Je veux dire que ce qui vient de se passer dans cette belle cathédrale a réveillé dans l’esprit mais aussi dans le cœur de nos compatriotes, et par delà, dans le monde entier, un élan de solidarité à nul autre pareil… Et je ne fais pas seulement allusion aux don massifs et aux fund raising aux USA ou ailleurs. Je parle de gens simples, comme nous, qui intériorisent ce drame comme quelque chose de personnel… Comment et par quoi s’explique cette réaction ?

 

Le christianisme ou plus précisément le judéo-christianisme, disons les deux, car ils sont historiquement inséparables, font partie de la culture de la France et de toute l’Europe.
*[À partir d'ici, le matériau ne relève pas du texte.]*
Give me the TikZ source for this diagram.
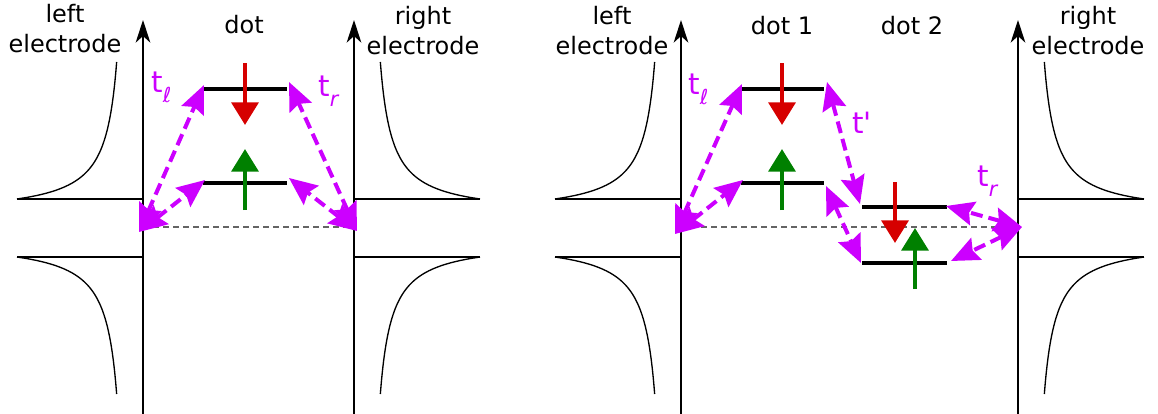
\documentclass[tikz,border=0pt]{standalone}
\usepackage{fontspec}
\setmainfont{DejaVu Sans}
\usetikzlibrary{arrows.meta}
\definecolor{hopc}{RGB}{204,0,255}
\definecolor{upc}{RGB}{0,128,0}
\definecolor{dnc}{RGB}{214,0,0}
\definecolor{fermic}{RGB}{100,100,100}
\newcommand\hopsub[1]{\raisebox{-7.5pt}{\fontsize{15.5}{15.5}\selectfont\itshape #1}}
\begin{document}
\begin{tikzpicture}[x=0.75pt,y=-0.75pt,
  axisline/.style={line width=1.1pt,-{Stealth[length=17pt,width=11pt,inset=5pt]}},
  thinline/.style={line width=1pt},
  level/.style={line width=2.3pt},
  fermi/.style={line width=1.1pt,fermic,dash pattern=on 4.5pt off 3pt},
  hop/.style={hopc,line width=3pt,dash pattern=on 9pt off 4.5pt,{Stealth[length=21pt,width=18pt,inset=3pt]}-{Stealth[length=21pt,width=18pt,inset=3pt]}},
  spin/.style={line width=3.4pt,-{Triangle[length=17pt,width=20pt]}},
  lbl/.style={font=\fontsize{18}{22.5}\selectfont,align=center,inner sep=0pt,anchor=base},
  tlab/.style={hopc,font=\fontsize{22}{24}\selectfont,inner sep=0pt,anchor=base west},
]
\useasboundingbox (0,0) rectangle (1158,414);

% electrodes: band edges, DOS curves, axes
\foreach \ax/\sx in {143/1,354/-1,681/1,1018/-1}{
  \begin{scope}[shift={(\ax,0)},xscale=\sx]
    \draw[thinline] (-126,199) -- (0,199);
    \draw[thinline] (-126,257) -- (0,257);
    \draw[thinline] plot[domain=0:137,samples=80,variable=\u,smooth] ({-14.5-1817/(\u+16.3)},{199-\u});
    \draw[thinline] plot[domain=0:137,samples=80,variable=\u,smooth] ({-14.5-1817/(\u+16.3)},{257+\u});
  \end{scope}
  \draw[axisline] (\ax,414) -- (\ax,20);
}

% Fermi level
\draw[fermi] (143,227) coordinate (fL0) -- (354,227) coordinate (fR0);
\draw[fermi] (681,227) coordinate (fL1) -- (1018,227) coordinate (fR1);

% dot levels
\draw[level] (203,89) coordinate (d0uL) -- (287,89) coordinate (d0uR);
\draw[level] (203,183) coordinate (d0lL) -- (287,183) coordinate (d0lR);
\draw[level] (741,89) coordinate (d1uL) -- (824,89) coordinate (d1uR);
\draw[level] (741,183) coordinate (d1lL) -- (824,183) coordinate (d1lR);
\draw[level] (862,207) coordinate (d2uL) -- (947,207) coordinate (d2uR);
\draw[level] (862,263) coordinate (d2lL) -- (947,263) coordinate (d2lR);

% hopping end points
\coordinate (cL0) at (139,232);
\coordinate (cR0) at (357,231);
\coordinate (a0uL) at (204,85);
\coordinate (a0lL) at (205,180);
\coordinate (a0uR) at (289,82);
\coordinate (a0lR) at (289,178);
\coordinate (cL1) at (675,234);
\coordinate (a1uL) at (742,84);
\coordinate (a1lL) at (743,180);
\coordinate (b1u) at (827,82);
\coordinate (b2u) at (860,204);
\coordinate (b1l) at (826,186);
\coordinate (b2l) at (861,263);
\coordinate (cR1) at (1022,227);
\coordinate (e2u) at (946,206);
\coordinate (e2l) at (951,261);

\draw[hop] (cL0) -- (a0uL);
\draw[hop] (cL0) -- (a0lL);
\draw[hop] (cR0) -- (a0uR);
\draw[hop] (cR0) -- (a0lR);
\draw[hop] (cL1) -- (a1uL);
\draw[hop] (cL1) -- (a1lL);
\draw[hop] (b1u) -- (b2u);
\draw[hop] (b1l) -- (b2l);
\draw[hop] (cR1) -- (e2u);
\draw[hop] (cR1) -- (e2l);

% spins
\coordinate (s0dA) at (245,63);  \coordinate (s0dB) at (245,125);
\coordinate (s0uA) at (245,210); \coordinate (s0uB) at (245,149);
\coordinate (s1dA) at (782,63);  \coordinate (s1dB) at (782,125);
\coordinate (s1uA) at (782,210); \coordinate (s1uB) at (782,149);
\coordinate (s2dA) at (895,182); \coordinate (s2dB) at (895,243);
\coordinate (s2uA) at (915,289); \coordinate (s2uB) at (915,228);
\draw[spin,dnc] (s0dA) -- (s0dB);
\draw[spin,upc] (s0uA) -- (s0uB);
\draw[spin,dnc] (s1dA) -- (s1dB);
\draw[spin,upc] (s1uA) -- (s1uB);
\draw[spin,dnc] (s2dA) -- (s2dB);
\draw[spin,upc] (s2uA) -- (s2uB);

% labels
\node[lbl] (le0) at (65,52) {left\\electrode};
\node[lbl] (re0) at (423,55) {right\\electrode};
\node[lbl] (dot0) at (244,33) {dot};
\node[lbl] (le1) at (612,55) {left\\electrode};
\node[lbl] (dot1) at (782,35) {dot 1};
\node[lbl] (dot2) at (912,35) {dot 2};
\node[lbl] (re1) at (1088,55) {right\\electrode};

\node[tlab] (tl0) at (151,92) {t\hopsub{ℓ}};
\node[tlab] (tr0) at (318,96) {t\hopsub{r}};
\node[tlab] (tl1) at (688,94) {t\hopsub{ℓ}};
\node[tlab] (tp1) at (852,133) {t\textquotesingle};
\node[tlab] (tr1) at (977,186) {t\hopsub{r}};
\end{tikzpicture}
\end{document}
J’ai déjà eu l’occasion d’écrire ici même que si l’Union Européenne a une constitution politique depuis peu, elle avait une constitution spirituelle et religieuse (geistig-religiös), depuis des temps immémoriaux et c’est le Décalogue biblique. Même les droits de l’homme se fondent sur cette même généalogie spirituelle puisque la vie humaine et l’Etat de droit s’en inspirent étroitement.

 

En conclusion, il faut savoir faire d’une épreuve une force. Et dans cette affaire de Notre-Dame le monde entier a les yeux fixés sur nous. Du coup, cela rend secondaires certaines revendications qui agitent nos fins de semaines depuis des mois… L’actuel président de la République a fait preuve d’une grande clairvoyance politique en remettant à plus tard les annonces qu’il devait faire pour calmer certaines revendications matérielles… Un peu plus de spiritualité ne peut pas faire de mal. Les célèbres sociologues américains du milieu du XXe siècle avaient dénoncé l’asservissement de l’homme au fétichisme consumériste. Certes, ils n’ont pas jugé bon de méditer sur les passages bibliques, notamment dans la littérature prophétique, qui remettent les idoles à leur place.

 

Au fond, l’incendie de la cathédrale de Paris vient rendre à la spiritualité, religieuse ou non-religieuse, un peu de place dans nos vies.